Sinclair Inc ( SBGI Quick Quote SBGI - Free Report) is a Zacks Rank #1 (Buy) and it sports an A for Value and an A for Growth. Normally I select stocks that have strong revenue growth potential, but this one has a wonderful valuation and good growth potential. Let’s explore more about this company in this Bull of The Day article. Description
Sinclair, Inc., a media company, focuses on providing content on local television stations and digital platforms. The company distributes its content through broadcast platforms and third-party platforms that consist of programming provided by third-party networks and syndicators, local news, other original programming, and college sports. It also owns digital media products that are complementary to its portfolio of television station related digital properties, as well as interests in, owns, manages, and/or operates technical and software services companies, intellectual property for the advancement of broadcast technology, and other media and non-media related businesses and assets, including interests in real estate, venture capital, private equity, and direct investments. Sinclair, Inc. was founded in 1986 and is headquartered in Hunt Valley, Maryland.
When I look at a stock, the first thing I do is look to see if the company is beating the number. This tells me right away where the market’s expectations have been for the company and how management has communicated to the market. A stock that consistently beats has management communicating expectations to Wall Street that can be achieved. That is what you want to see.
For Sinclair, I see four consecutive beats Zacks Consensus Estimate. That is not that great to see, but by itself that is not enough to make the company a Zacks Rank #1 (Strong Buy).
I see a good earnings history with the company beating the number in each of the three quarters that had a Zacks Consensus Estimate. The last two quarters were massive beats.
Two quarters ago the company reported EPS of 90 cents when 28 was expected. That 62 cent beat translates to a 221% positive surprise.
Last quarter saw EPS of $2.71 when a loss of 59 cents was expected. The $3.30 difference works out to be a 559% positive earnings surprise.

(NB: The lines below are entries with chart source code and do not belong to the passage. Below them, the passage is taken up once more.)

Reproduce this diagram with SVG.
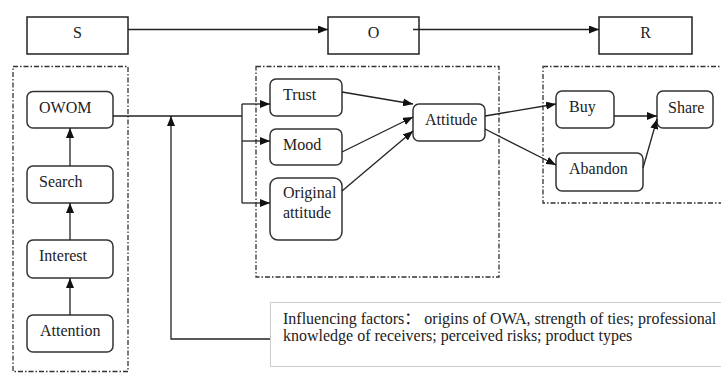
<svg xmlns="http://www.w3.org/2000/svg" width="721" height="373" viewBox="0 0 721 373">
  <defs>
    <marker id="arrow" markerUnits="userSpaceOnUse" markerWidth="10" markerHeight="8" refX="10" refY="4" orient="auto">
      <path d="M0,0 L10,4 L0,8 z" fill="#111"/>
    </marker>
    <style>
      text { font-family: "Liberation Serif", "Times New Roman", Times, "DejaVu Serif", serif; font-size: 16px; fill: #222; }
      .cjk { font-family: "Noto Sans CJK SC", "Liberation Serif", serif; }
      .stage { fill: #fff; stroke: #222; stroke-width: 1.5; }
      .node { fill: #fff; stroke: #333; stroke-width: 1.5; }
      .zone { fill: none; stroke: #333; stroke-width: 1.3; stroke-dasharray: 5 2 1.5 2; }
      .note { fill: #fff; stroke: #999; stroke-width: 1; stroke-dasharray: 1 1; }
      .link { fill: none; stroke: #222; stroke-width: 1.3; }
      .arr { marker-end: url(#arrow); }
    </style>
  </defs>
  <rect width="721" height="373" fill="#fff"/>

  <!-- dash-dot grouping frames -->
  <g id="frames">
    <rect class="zone" x="13" y="66.5" width="115" height="305"/>
    <rect class="zone" x="256" y="66.5" width="243" height="210.5"/>
    <rect class="zone" x="543" y="66.5" width="190" height="136.5"/>
  </g>

  <!-- S-O-R stages -->
  <g id="stage-s"><rect class="stage" x="27" y="17" width="101" height="37"/><text x="77.5" y="38" text-anchor="middle">S</text></g>
  <g id="stage-o"><rect class="stage" x="328" y="17" width="91" height="37"/><text x="373.5" y="38" text-anchor="middle">O</text></g>
  <g id="stage-r"><rect class="stage" x="599" y="17" width="93" height="37"/><text x="645.5" y="38" text-anchor="middle">R</text></g>

  <!-- stimulus chain -->
  <g id="owom"><rect class="node" x="27" y="91.5" width="86" height="36.5" rx="6"/><text x="39" y="113">OWOM</text></g>
  <g id="search"><rect class="node" x="27" y="166" width="86" height="37" rx="6"/><text x="39" y="187">Search</text></g>
  <g id="interest"><rect class="node" x="27" y="240" width="86" height="38" rx="6"/><text x="39" y="261">Interest</text></g>
  <g id="attention"><rect class="node" x="27" y="315" width="86" height="37" rx="6"/><text x="40" y="336">Attention</text></g>

  <!-- organism -->
  <g id="trust"><rect class="node" x="270" y="79" width="72" height="37" rx="6"/><text x="283" y="99.5">Trust</text></g>
  <g id="mood"><rect class="node" x="270" y="129" width="72" height="36" rx="6"/><text x="283" y="150">Mood</text></g>
  <g id="original-attitude"><rect class="node" x="270" y="178" width="72" height="62" rx="8"/><text x="283" y="198">Original</text><text x="283" y="218">attitude</text></g>
  <g id="attitude"><rect class="node" x="413" y="104" width="72" height="37" rx="6"/><text x="425" y="125">Attitude</text></g>

  <!-- response -->
  <g id="buy"><rect class="node" x="556" y="91" width="58" height="37" rx="6"/><text x="569" y="112">Buy</text></g>
  <g id="share"><rect class="node" x="657" y="91" width="56" height="37" rx="6"/><text x="668" y="113">Share</text></g>
  <g id="abandon"><rect class="node" x="556" y="153" width="87" height="38" rx="6"/><text x="569" y="174">Abandon</text></g>

  <!-- influencing factors note -->
  <g id="factors">
    <rect class="note" x="270.5" y="302.5" width="470" height="64"/>
    <text x="283" y="324">Influencing factors<tspan class="cjk">：</tspan> origins of OWA, strength of ties; professional</text>
    <text x="283" y="341">knowledge of receivers; perceived risks; product types</text>
  </g>

  <!-- connectors -->
  <g id="connectors">
    <line class="link arr" x1="128" y1="29.5" x2="328" y2="29.5"/>
    <line class="link arr" x1="413" y1="29.5" x2="599" y2="29.5"/>

    <line class="link arr" x1="70" y1="315" x2="70" y2="278"/>
    <line class="link arr" x1="70" y1="240" x2="70" y2="203"/>
    <line class="link arr" x1="70" y1="166" x2="70" y2="128"/>

    <polyline class="link" points="113,116 242,116"/>
    <line class="link" x1="242" y1="104" x2="242" y2="203"/>
    <line class="link arr" x1="242" y1="104" x2="270" y2="104"/>
    <line class="link arr" x1="242" y1="141" x2="270" y2="141"/>
    <line class="link arr" x1="242" y1="203" x2="270" y2="203"/>

    <polyline class="link arr" points="270,339 171,339 171,116"/>

    <line class="link arr" x1="342" y1="92" x2="413" y2="104"/>
    <line class="link arr" x1="342" y1="152" x2="413" y2="117"/>
    <line class="link arr" x1="342" y1="191" x2="413" y2="131"/>

    <line class="link arr" x1="485" y1="116" x2="556" y2="104"/>
    <line class="link arr" x1="485" y1="129" x2="556" y2="165"/>
    <line class="link arr" x1="614" y1="116" x2="657" y2="116"/>
    <line class="link arr" x1="643" y1="168" x2="657" y2="119"/>
  </g>
</svg>
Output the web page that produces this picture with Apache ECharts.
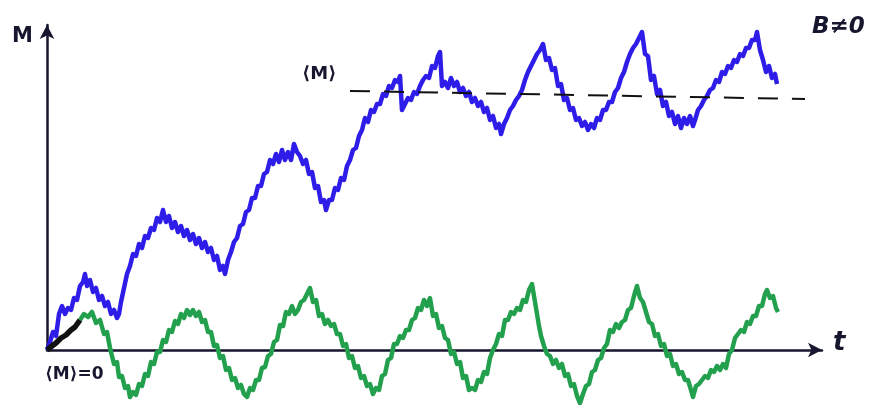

Earnings Estimates Revisions
The Zacks Rank tells us which stocks are seeing earnings estimates move higher.
Over the last 60 days, earning estimates have increased for SBGI.
I see a big shift in estimates over the last 30 days. The estimate for this quarter improved from a loss of 63 cents to a loss of 58 cents.
Next quarter when from a loss of 14 cents to a loss of 10 cents.
The full year numbers are certainly more important… and they are dramatically different.
This year has moved from a loss of 16 cents 60 days ago to a gain of $1.43 30 days ago and is now at a gain of $2.71. That is a big time move higher.
Next year the dramatic move continues, with the estimates going from $3.56 to $4.23 and are now at $5.08.
EPS is basically expected to grow by 87% next year. That is huge.
The huge growth in earnings and the stock moving lower have caused the valuation metrics to look very good. I see a forward PE of 5.7x which is super low compared to the 18.4x industry average. The price to sales comes in at 0.3x, again a very low compared to the 1.7x industry average.
The price to book on the Zacks website is 1.3x and is well below the 2.1x industry average. This where it gets interesting. The company noted in the most recent earnings report that they calculate their portfolio to have $1.3B in value and that equates to $19 a share.
Margins have moved dramatically higher over the last three quarters. I see them going from -0.56% to 2.8% and most recently at 8%.
Higher margins, combined with 15% topline growth projected for next year is driving the 87% growth in earnings.